HDDs are old, well understood technology. They haven't changed much in recent years. In fact, increasingly, people are writing them off, preferring SSDs for their greater speed and smaller size, even though HDDs are less expensive.
The clever folks at the University of Cambridge's Graphene Centre, however, are hoping to change that.
Their plan? To create ultra-high density HDDs using graphene. The Cambridge researchers aren't wasting any time, either. They recently published a paper in Nature, where they detailed a process by which they've substituted a graphene overcoat for the current standard carbon-based overcoat.
In order to increase hard drive capacity, HDD manufacturers have decreased the distance between the head and the platter. Back in the 1990's, the distance averaged 12.5nanometers (nm), while in today's HDDs, that distance has shrunk to just 3nm. The resulting shrinkage has allowed a storage capacity of about 1 terabyte per square inch. Three nanometers sound tiny, but a graphene overcoat is only one atom thick, which is how the researchers were able to create hard drives with such an incredible amount of storage.
The researchers had this to say about their project:
"Demonstrating that graphene can serve as protective coating for conventional hard disk drives and that it is able to withstand HAMR conditions is a very important result. This will further push the development of novel high areal density hard disk drives.

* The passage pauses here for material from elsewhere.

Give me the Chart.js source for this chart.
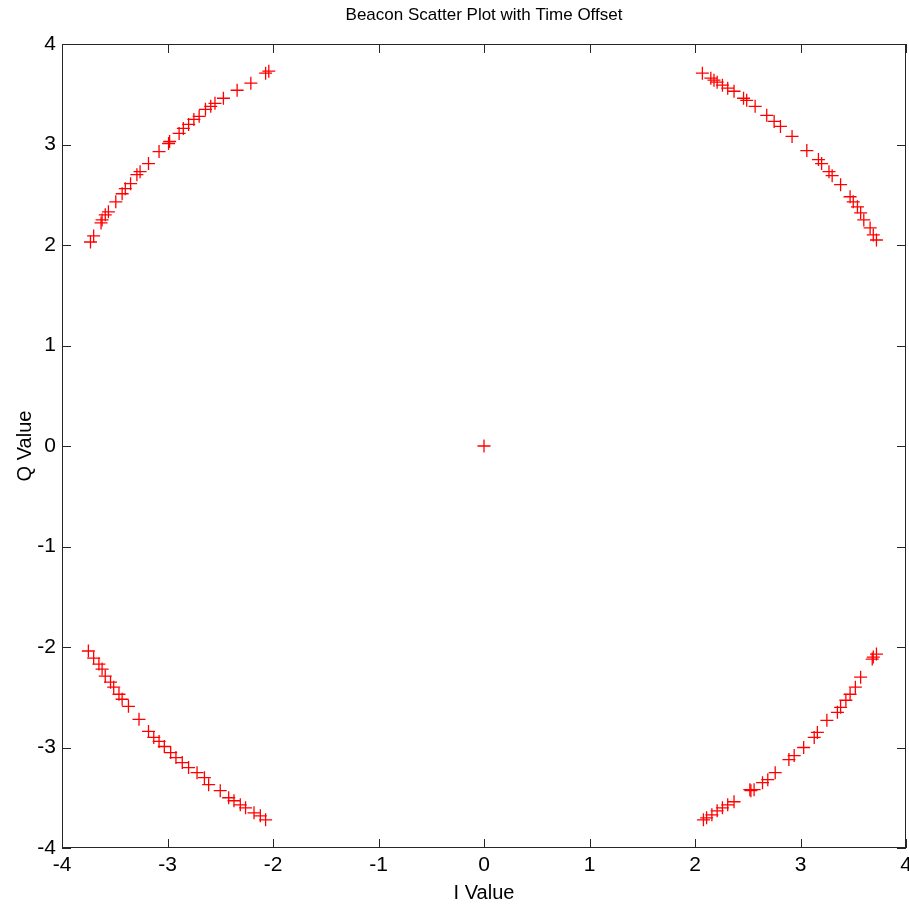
<!DOCTYPE html>
<html>
<head>
<meta charset="utf-8">
<title>Beacon Scatter Plot with Time Offset</title>
<script src="https://cdn.jsdelivr.net/npm/chart.js@4.4.1/dist/chart.umd.min.js"></script>
<style>
  html, body { margin: 0; padding: 0; background: #ffffff; }
  canvas { display: block; }
</style>
</head>
<body>
<canvas id="beaconChart" width="909" height="912"></canvas>
<script>
// values (I, Q) for each quadrant arc
var upperLeftI  = [-3.73, -3.70, -3.63, -3.62, -3.59, -3.56, -3.49, -3.43, -3.40, -3.35, -3.29, -3.26, -3.18, -3.08, -2.99, -2.98, -2.89, -2.85, -2.80, -2.75, -2.70, -2.64, -2.59, -2.55, -2.47, -2.34, -2.21, -2.07, -2.04];
var upperLeftQ  = [ 2.03,  2.09,  2.22,  2.25,  2.30,  2.33,  2.43,  2.51,  2.56,  2.61,  2.70,  2.73,  2.81,  2.93,  3.01,  3.03,  3.11,  3.16,  3.20,  3.25,  3.28,  3.35,  3.38,  3.41,  3.46,  3.54,  3.61,  3.71,  3.73];

var upperRightI = [ 2.07,  2.15,  2.18,  2.21,  2.26,  2.31,  2.37,  2.46,  2.49,  2.57,  2.68,  2.75,  2.81,  2.92,  3.06,  3.17,  3.20,  3.27,  3.30,  3.38,  3.47,  3.50,  3.54,  3.57,  3.60,  3.66,  3.69,  3.72];
var upperRightQ = [ 3.71,  3.66,  3.64,  3.62,  3.59,  3.56,  3.53,  3.46,  3.44,  3.38,  3.29,  3.23,  3.18,  3.08,  2.94,  2.85,  2.81,  2.73,  2.69,  2.60,  2.48,  2.43,  2.38,  2.32,  2.25,  2.17,  2.10,  2.05];

var lowerLeftI  = [-3.75, -3.70, -3.65, -3.62, -3.59, -3.54, -3.51, -3.46, -3.43, -3.37, -3.27, -3.18, -3.13, -3.08, -3.03, -2.97, -2.92, -2.86, -2.80, -2.72, -2.65, -2.61, -2.50, -2.42, -2.37, -2.31, -2.26, -2.18, -2.12, -2.07];
var lowerLeftQ  = [-2.04, -2.11, -2.17, -2.22, -2.29, -2.35, -2.40, -2.47, -2.52, -2.59, -2.72, -2.84, -2.90, -2.94, -2.99, -3.05, -3.10, -3.15, -3.20, -3.25, -3.30, -3.37, -3.43, -3.50, -3.53, -3.57, -3.60, -3.65, -3.68, -3.72];

var lowerRightI = [ 2.08,  2.11,  2.16,  2.21,  2.26,  2.31,  2.37,  2.52,  2.53,  2.56,  2.64,  2.69,  2.76,  2.89,  2.94,  3.03,  3.13,  3.16,  3.25,  3.35,  3.38,  3.43,  3.47,  3.52,  3.57,  3.68,  3.69,  3.72];
var lowerRightQ = [-3.72, -3.70, -3.67, -3.63, -3.60, -3.57, -3.54, -3.42, -3.43, -3.42, -3.35, -3.32, -3.25, -3.12, -3.08, -3.00, -2.90, -2.85, -2.73, -2.65, -2.60, -2.53, -2.47, -2.40, -2.30, -2.12, -2.10, -2.07];

var centerI = [0];
var centerQ = [0];

var axisTicks = [-4, -3, -2, -1, 0, 1, 2, 3, 4];
var chartTitle = 'Beacon Scatter Plot with Time Offset';

function toPoints(xs, ys) {
    var pts = [];
    for (var i = 0; i < xs.length; i++) {
        pts.push({ x: xs[i], y: ys[i] });
    }
    return pts;
}

var allPoints = [].concat(
    toPoints(upperLeftI, upperLeftQ),
    toPoints(upperRightI, upperRightQ),
    toPoints(lowerLeftI, lowerLeftQ),
    toPoints(lowerRightI, lowerRightQ),
    toPoints(centerI, centerQ)
);

var FONT = "'Liberation Sans', Arial, sans-serif";
var TICK_LEN = 9;

// box round the axes with inward ticks on all four sides, like matlab
// the title is centred over the plot box, not over the whole canvas
var matlabAxes = {
    id: 'matlabAxes',
    afterDatasetsDraw: function(chart) {
        var ctx = chart.ctx;
        var a = chart.chartArea;
        var xs = chart.scales.x;
        var ys = chart.scales.y;
        ctx.save();
        ctx.strokeStyle = '#262626';
        ctx.lineWidth = 1;
        ctx.strokeRect(Math.round(a.left) + 0.5, Math.round(a.top) + 0.5,
                       Math.round(a.width) - 1, Math.round(a.height) - 1);
        ctx.beginPath();
        xs.ticks.forEach(function(t) {
            var px = Math.round(xs.getPixelForValue(t.value)) + 0.5;
            ctx.moveTo(px, a.bottom);
            ctx.lineTo(px, a.bottom - TICK_LEN);
            ctx.moveTo(px, a.top);
            ctx.lineTo(px, a.top + TICK_LEN);
        });
        ys.ticks.forEach(function(t) {
            var py = Math.round(ys.getPixelForValue(t.value)) + 0.5;
            ctx.moveTo(a.left, py);
            ctx.lineTo(a.left + TICK_LEN, py);
            ctx.moveTo(a.right, py);
            ctx.lineTo(a.right - TICK_LEN, py);
        });
        ctx.stroke();

        ctx.fillStyle = '#000000';
        ctx.font = '17px ' + FONT;
        ctx.textAlign = 'center';
        ctx.textBaseline = 'middle';
        ctx.fillText(chartTitle, (a.left + a.right) / 2, 15);
        ctx.restore();
    }
};

var ctx = document.getElementById('beaconChart').getContext('2d');

new Chart(ctx, {
    type: 'scatter',
    data: {
        datasets: [{
            label: 'Beacon',
            data: allPoints,
            pointStyle: 'cross',
            pointRadius: 6.5,
            pointHoverRadius: 6.5,
            pointBorderWidth: 1.3,
            borderColor: '#ff0000',
            backgroundColor: '#ff0000'
        }]
    },
    options: {
        responsive: false,
        animation: false,
        events: [],
        layout: {
            autoPadding: false,
            padding: { top: 44, right: 3, bottom: 0, left: 0 }
        },
        plugins: {
            legend: { display: false },
            tooltip: { enabled: false },
            title: { display: false }
        },
        scales: {
            x: {
                type: 'linear',
                min: -4,
                max: 4,
                afterBuildTicks: function(scale) {
                    scale.ticks = axisTicks.map(function(v) { return { value: v }; });
                },
                afterFit: function(scale) {
                    scale.height = 64;
                    // let the last label run off the edge like the original
                    scale.paddingLeft = 0;
                    scale.paddingRight = 0;
                },
                grid: { display: false, drawTicks: false },
                border: { display: false },
                ticks: {
                    color: '#000000',
                    padding: 5,
                    maxRotation: 0,
                    font: { family: FONT, size: 21 }
                },
                title: {
                    display: true,
                    text: 'I Value',
                    color: '#000000',
                    font: { family: FONT, size: 20 },
                    padding: { top: 0, bottom: 7 }
                }
            },
            y: {
                type: 'linear',
                min: -4,
                max: 4,
                afterBuildTicks: function(scale) {
                    scale.ticks = axisTicks.map(function(v) { return { value: v }; });
                },
                afterFit: function(scale) {
                    scale.width = 62;
                    scale.paddingTop = 0;
                    scale.paddingBottom = 0;
                },
                grid: { display: false, drawTicks: false },
                border: { display: false },
                ticks: {
                    color: '#000000',
                    padding: 6,
                    font: { family: FONT, size: 21 }
                },
                title: {
                    display: true,
                    text: 'Q Value',
                    color: '#000000',
                    font: { family: FONT, size: 20 },
                    padding: { top: 13, bottom: 0 }
                }
            }
        }
    },
    plugins: [matlabAxes]
});
</script>
</body>
</html>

Considering that in 2020, around 1 billion terabytes of fresh HDD storage was produced, these results indicate a route for mass application of graphene in cutting-edge technologies."
A very important result indeed.
At present, there's no timetable for when we might see a commercially produced graphene HDD, but just knowing that they're possible is incredibly exciting and represents a potential renaissance in storage technology.